Time was allocated for two questions from Russian media (on a new EU-Russia treaty, on EU energy law) and two from the EU press corps (on stability in Russia's north Caucasus, on Russia-Libya economic ties). But there was no specific question on human rights in Russia.

Olivier Bailly, the commission official who selected which reporters would get the chance to speak, said he did not know what the questions would be in advance. "I asked Dmitry [Peskov], Mr Putin's spokesman, if Mr Putin would be comfortable with questions on human rights and he said 'Oh Yes. He loves them.' The only thing he asked is for a balance between Russian and European press," Mr Bailly said.

Mr Barroso did urge Mr Putin to respect rights in his scripted opening remarks at the media briefing.

But the message was not heard or seen in Russia. The Putin delegation flew in almost 60 radio and TV journalists to cover the event. But according to Tanya Lokshina, a Human Rights Watch activist in Moscow, Russian news coverage on the day made no mention of Mr Barroso's appeal and instead broadcast "some very general stuff emphasising Russia's prominent role in world affairs."

Celebrity factor

Mr Putin, a fearsome former spy chief and a sex symbol in some Russian households, created a celebrity buzz among EU officials.

The commission press service said only reporters could go in the press room in order to keep a sober atmosphere. But some EU officials with unrelated portfolios sneaked in to see him anyway. The Russian delegation also fixed passes for three people from its Brussels-based PR firm, GPlus, to mingle with press and spin the Russian line.

"There's a lot of stress in case something happens. But it won't," one EU official noted, as journalists in the front row joked that somebody might throw a shoe at the Russian PM. "I'm scared that if I look at my iPhone someone will shoot me," he quipped, referring to Mr Putin's bodyguards.

In protocol terms, there was a minor flap when the commission discovered it did not have a Russian flag to hang up for cameras.

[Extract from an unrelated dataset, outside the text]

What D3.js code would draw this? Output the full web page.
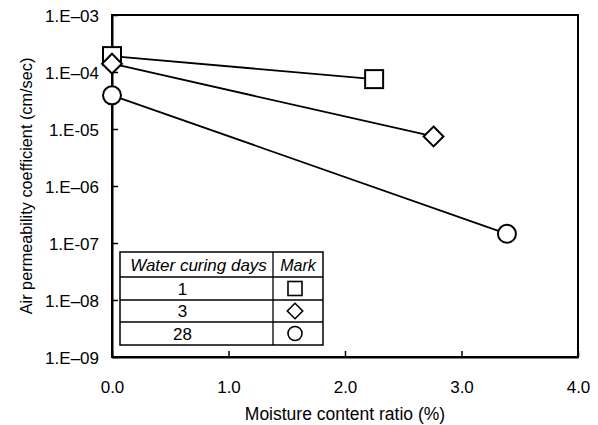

The visit forced EU interior ministers in a separate building to cancel a press briefing on Libya because of Putin security arrangements, causing annoyance. "It's a bit Byzantine, isn't it? I wonder if the Russians ordered all this," one EU diplomat said. An EU official noted that the US tends to make an even bigger song-and-dance, however. "When Bush came in 2004, all non-essential commission officials were told to go home," he said.

The massive Russian delegation hired 30 limousines from the commission car pool, specifying that they only wanted German brands such as Mercedes, Audi and - for junior officials - Volkswagens. But the pomp-and-circumstance of the occasion was lost on some.

Throughout Mr Putin's opening remarks to media, his energy minister, Sergei Shmatko, sitting in the press-room front rows, kept yawning deeply. His foreign minister, Sergei Lavrov, used the time to check messages on his phone.